Het decadente toerisme is er daar een van. „Vroeger hadden we enkel beschaafd toerisme, maar nu moeten we zo nodig vette winst maken met allerlei immorele praktijken.” Ze vertelt dat in de Sari-Club -een van de dancings die door een bom werden getroffen- uitsluitend buitenlanders en Balinese meisjes werden toegelaten, en dat er op de dansvloer niet alleen werd gedanst, maar ook „regelmatig” openlijk geslachtsgemeenschap plaatsvond. Verder rept ze van striptease, prostitutie, drugsgebruik en pedofilie als voorbeelden van decadentie onder toeristen. En dat gaat ook aan Balinese jongeren niet voorbij. „Onze jeugd denkt: Wat westers is, dat is het beste, dus als daar veel alcohol wordt gedronken, moeten zij dat ook doen. Hebben toeristen wisselende partners, dan moeten wij die ook zo nodig hebben. Ik probeer mijn volksgenoten ervan te overtuigen dat we van dat massatoerisme af moeten, en terug dienen te gaan naar beschaafd cultureel toerisme, dat past bij ons geloof en onze cultuur ”.

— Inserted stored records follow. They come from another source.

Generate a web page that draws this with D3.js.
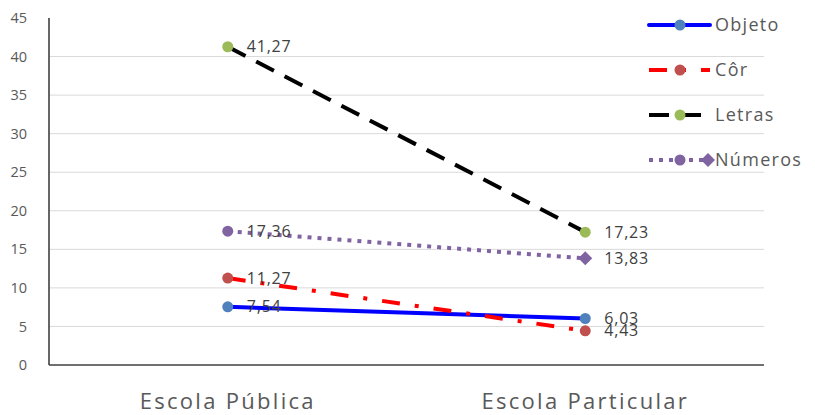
<!DOCTYPE html>
<html><head><meta charset="utf-8">
<script src="https://cdn.jsdelivr.net/npm/d3@7"></script>
<style>body{margin:0;background:#fff}svg{display:block}text{font-family:"Open Sans",sans-serif}</style>
</head><body><svg id="c" width="815" height="415"></svg>
<script>
const categories = ["Escola Pública", "Escola Particular"];
const seriesNames = ["Objeto", "Côr", "Letras", "Números"];
const objeto = [7.54, 6.03];
const cor = [11.27, 4.43];
const letras = [41.27, 17.23];
const numeros = [17.36, 13.83];
const yTicks = [0, 5, 10, 15, 20, 25, 30, 35, 40, 45];

const styles = [
  {line:"#0000FF", marker:"#4F81BD", dash:null, cap:"round", shapes:["circle","circle"]},
  {line:"#FF0000", marker:"#C0504D", dash:"18,15,4,15", cap:"butt", shapes:["circle","circle"]},
  {line:"#000000", marker:"#9BBB59", dash:"20,12", cap:"butt", shapes:["circle","circle"]},
  {line:"#8064A2", marker:"#8064A2", dash:"4,6", cap:"butt", shapes:["circle","diamond"]}
];
const series = [objeto, cor, letras, numeros].map((v,i)=>({name:seriesNames[i], values:v, style:styles[i]}));

const svg = d3.select("#c");
const mLeft = 49, mRight = 764, mTop = 18, mBottom = 365;
const x = d3.scaleBand().domain(categories).range([mLeft, mRight]);
const y = d3.scaleLinear().domain([0, 45]).range([mBottom, mTop]);
const cx = c => x(c) + x.bandwidth()/2;

// gridlines
svg.append("g").selectAll("line").data(yTicks.filter(t=>t>0 && t<45)).join("line")
  .attr("x1", mLeft).attr("x2", mRight).attr("y1", d=>y(d)).attr("y2", d=>y(d))
  .attr("stroke", "#d9d9d9").attr("stroke-width", 1);

// y axis labels
svg.append("g").selectAll("text").data(yTicks).join("text")
  .attr("x", 27).attr("y", d=>y(d)).attr("dy", "0.35em").attr("text-anchor","end")
  .attr("font-size", 14.5).attr("fill", "#595959").text(d=>d);

// axes lines
svg.append("line").attr("x1", mLeft).attr("x2", mLeft).attr("y1", mTop).attr("y2", mBottom)
  .attr("stroke", "#404040").attr("stroke-width", 1.6);
svg.append("line").attr("x1", mLeft).attr("x2", mRight).attr("y1", mBottom).attr("y2", mBottom)
  .attr("stroke", "#404040").attr("stroke-width", 1.6);

// category labels
svg.append("g").selectAll("text").data(categories).join("text")
  .attr("x", d=>cx(d)).attr("y", 409).attr("text-anchor","middle")
  .attr("font-size", 22).attr("letter-spacing", 2.3).attr("fill", "#595959").text(d=>d);

const line = d3.line().x((d,i)=>cx(categories[i])).y(d=>y(d));

function drawMarker(g, shape, px, py, color){
  if(shape === "diamond"){
    g.append("path").attr("d", "M0,-7L7,0L0,7L-7,0Z").attr("transform", `translate(${px},${py})`).attr("fill", color);
  } else {
    g.append("circle").attr("cx", px).attr("cy", py).attr("r", 5.5).attr("fill", color);
  }
}

// series
series.forEach(s=>{
  const g = svg.append("g");
  g.append("path").datum(s.values).attr("d", line).attr("fill","none")
    .attr("stroke", s.style.line).attr("stroke-width", 4)
    .attr("stroke-dasharray", s.style.dash).attr("stroke-linecap", s.style.cap);
  s.values.forEach((v,i)=>drawMarker(g, s.style.shapes[i], cx(categories[i]), y(v), s.style.marker));
});
// data labels
series.forEach(s=>{
  svg.append("g").selectAll("text").data(s.values).join("text")
    .attr("x", (d,i)=>cx(categories[i]) + 19).attr("y", d=>y(d)).attr("dy","0.35em")
    .attr("font-size", 16).attr("letter-spacing", 0.8).attr("fill", "#404040")
    .text(d=>d3.format(".2f")(d).replace(".", ","));
});

// legend
const legY = [25, 70, 115, 160];
series.forEach((s,i)=>{
  const g = svg.append("g");
  const ly = legY[i];
  g.append("line").attr("x1", 649).attr("x2", 710).attr("y1", ly).attr("y2", ly)
    .attr("stroke", s.style.line).attr("stroke-width", 4)
    .attr("stroke-dasharray", s.style.dash).attr("stroke-linecap", s.style.cap);
  drawMarker(g, "circle", 680, ly, s.style.marker);
  if(s.style.shapes[1] === "diamond") drawMarker(g, "diamond", 708, ly, s.style.marker);
  g.append("text").attr("x", 715).attr("y", ly).attr("dy","0.35em")
    .attr("font-size", 18).attr("letter-spacing", 1.3).attr("fill", "#595959").text(s.name);
});
</script></body></html>
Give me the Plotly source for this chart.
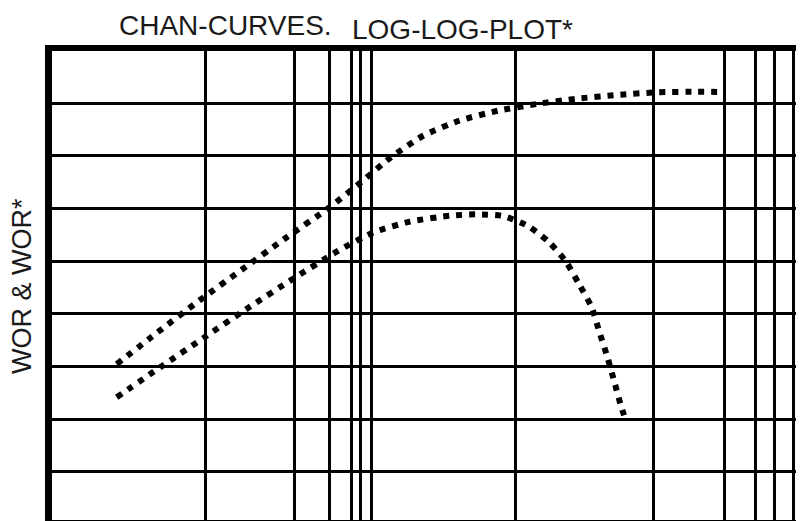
import plotly.graph_objects as go

# Grid positions (no tick labels shown in the reference)
x_grid = [153, 242, 277.3, 299, 308, 319.7, 463, 601.3, 672, 703, 722.3, 741.3]
y_grid = [1, 2, 3, 4, 5, 6, 7, 8]

# Upper curve (WOR*)
wor_star_x = [64.7, 106, 148, 190.7, 233.7, 277, 308, 338, 370.7, 407, 446, 484.7, 525, 564.7, 604.7, 644.7, 669.7]
wor_star_y = [3.047, 3.655, 4.262, 4.850, 5.438, 6.013, 6.482, 6.956, 7.374, 7.664, 7.854, 7.981, 8.082, 8.152, 8.203, 8.214, 8.209]

# Lower curve (WOR)
wor_x = [64.7, 109, 153, 196, 240.7, 284.7, 320.7, 358, 398, 424.7, 451, 476, 497, 514, 527, 539.7, 547.3, 555.3, 562.3, 569, 573]
wor_y = [2.416, 2.996, 3.560, 4.110, 4.660, 5.178, 5.539, 5.748, 5.861, 5.888, 5.856, 5.666, 5.362, 4.989, 4.565, 4.123, 3.660, 3.186, 2.712, 2.250, 2.023]

FONT = "Liberation Sans, Arial, sans-serif"
line_style = dict(color="black", width=6, dash="6px,7px", shape="spline", smoothing=0.6)

fig = go.Figure()
fig.add_trace(go.Scatter(x=wor_star_x, y=wor_star_y, mode="lines", line=line_style, name="WOR*", hoverinfo="skip"))
fig.add_trace(go.Scatter(x=wor_x, y=wor_y, mode="lines", line=line_style, name="WOR", hoverinfo="skip"))

fig.update_layout(
    width=804, height=521,
    margin=dict(l=44, r=0, t=43, b=9, autoexpand=False),
    paper_bgcolor="white", plot_bgcolor="white",
    showlegend=False,
    font=dict(family=FONT, color="#1a1a1a"),
    xaxis=dict(range=[0, 760], tickvals=x_grid, showticklabels=False, ticks="",
               showgrid=True, gridcolor="black", gridwidth=2.5, zeroline=False,
               showline=True, linecolor="black", linewidth=6, mirror=True),
    yaxis=dict(range=[0.087, 8.987], tickvals=y_grid, showticklabels=False, ticks="",
               showgrid=True, gridcolor="black", gridwidth=2.5, zeroline=False,
               showline=True, linecolor="black", linewidth=7, mirror=True),
    annotations=[
        dict(text="CHAN-CURVES.", xref="paper", yref="paper", x=0.2289, y=1.0554,
             xanchor="center", yanchor="middle", showarrow=False, font=dict(size=28, family=FONT)),
        dict(text="LOG-LOG-PLOT*", xref="paper", yref="paper", x=0.5395, y=1.0469,
             xanchor="center", yanchor="middle", showarrow=False, font=dict(size=28, family=FONT)),
        dict(text="WOR & WOR*", xref="paper", yref="paper", x=-0.0395, y=0.499,
             xanchor="center", yanchor="middle", textangle=-90, showarrow=False, font=dict(size=27, family=FONT)),
    ],
)

fig.write_html("out.html")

Dat de aanslagen een goddelijke straf waren, houdt ook verband met de te grote plek die toerisme sowieso in het leven van Balinezen heeft, vindt Suryani. Dat ze het telkens heeft over „god” in plaats van goden, mag voor een aanhanger van het hindoeïsme -met zijn veelgodendom- vreemd klinken, in de Indonesische context is dat allerminst bijzonder. ’s Lands grondwet en bijbehorende ideologie, de panca sila, erkennen immers alleen die religies die maar één god belijden.
„Voor een hindoe”, stelt Suryani, „is het zaak dat alle dingen in het leven in evenwicht, in harmonie zijn. Zijn dingen uit hun verband geraakt, dan kun je ervan verzekerd zijn dat er ongelukken gebeuren.” Ze is ervan overtuigd dat dingen uit hun evenwicht zijn. Dat Bali zijn ziel heeft verkocht aan het toerisme door andere meer natuurlijke bronnen van inkomsten te verwaarlozen. „Veel mensen hebben hun lapje grond voor grof geld verkocht aan projectontwikkelaars, die er vervolgens hotels neerzetten. Ze zijn weliswaar snel rijk geworden, maar er zitten nu wel vreemdelingen op hun land.” Suryani vindt het ook om die reden tijd voor herbezinning, met als leidraad de toestand zoals die „vroeger” was, toen toerisme nog niet het een en al was.
Haar oproep tot inkeer en bezinning na de aanslagen heeft nog een ander, meer praktisch doel: voorkomen dat de Balinese samenleving door bloedig geweld ten onder gaat. Het verlies aan banen in de toeristensector dreigt immers honderdduizenden Balinezen in armoede te dompelen, en dat zal leiden tot bloedige afrekeningen met buitenlanders, met moslims van Java vooral, maar ook met christenen. „Als Balinezen deze ramp zien als een straf van hun god, en als ze daarmee tot inkeer komen, geven ze in ieder geval niet anderen de schuld, en voorkomen we misschien een burgeroorlog als op Ambon.”
Suryani’s zorg op dit punt is gegrond op het verleden. Want ook zij herinnert zich het bloedbad in 1965, direct na de machtsovername door Suharto. Op Bali werden toen tussen de 50.000 en 100.000 mensen vermoord, en het merendeel bestond uit Chinezen en christenen. Ze werden niet omgebracht vanwege vermeende communistische sympathieën, maar uit jaloezie over de economische macht en de lucratieve baantjes die ze hadden.
Toch vindt ze dat als deze groepen ook dit keer het slachtoffer worden, ze dat ook aan zichzelf te wijten hebben. „Zakenlui die hier vanuit Java naartoe komen, bazuinen overal rond dat je maar beter je eigen personeel mee kunt nemen en geen Balinezen in dienst nemen, want, zeggen ze, die zijn lui en altijd op vakantie.”
Ze rept zelfs van „een islamitische organisatie” die alles in het werk zou stellen om de hindoesamenstelling van de Balinese bevolking op termijn te veranderen. Die zou daartoe duizenden marktkooplui hierheen hebben gestuurd. En uit demografische cijfers is volgens Suryani nu al af te lezen dat hun campagne vruchten afwerpt: van de 3 miljoen inwoners op Bali was voor 1995 nog ruim 90 procent hindoe, inmiddels is dat gedaald tot 80 procent. In Denpasar, waar de meeste niet-Balinezen wonen, ligt dat percentage zelfs al op 65 procent.
Ook christenen gaan in de ogen van de professor niet vrijuit als het gaat om het ondermijnen van de Balinese cultuur en samenleving. Ze hekelt ’undercover’-zendingsmethoden, waarbij via onderwijs aan kinderen het christelijk geloof wordt verspreid. „Moslims en christenen”, zo is haar conclusie, „zijn voor ons Balinezen misschien wel de gevaarlijkste groepen.”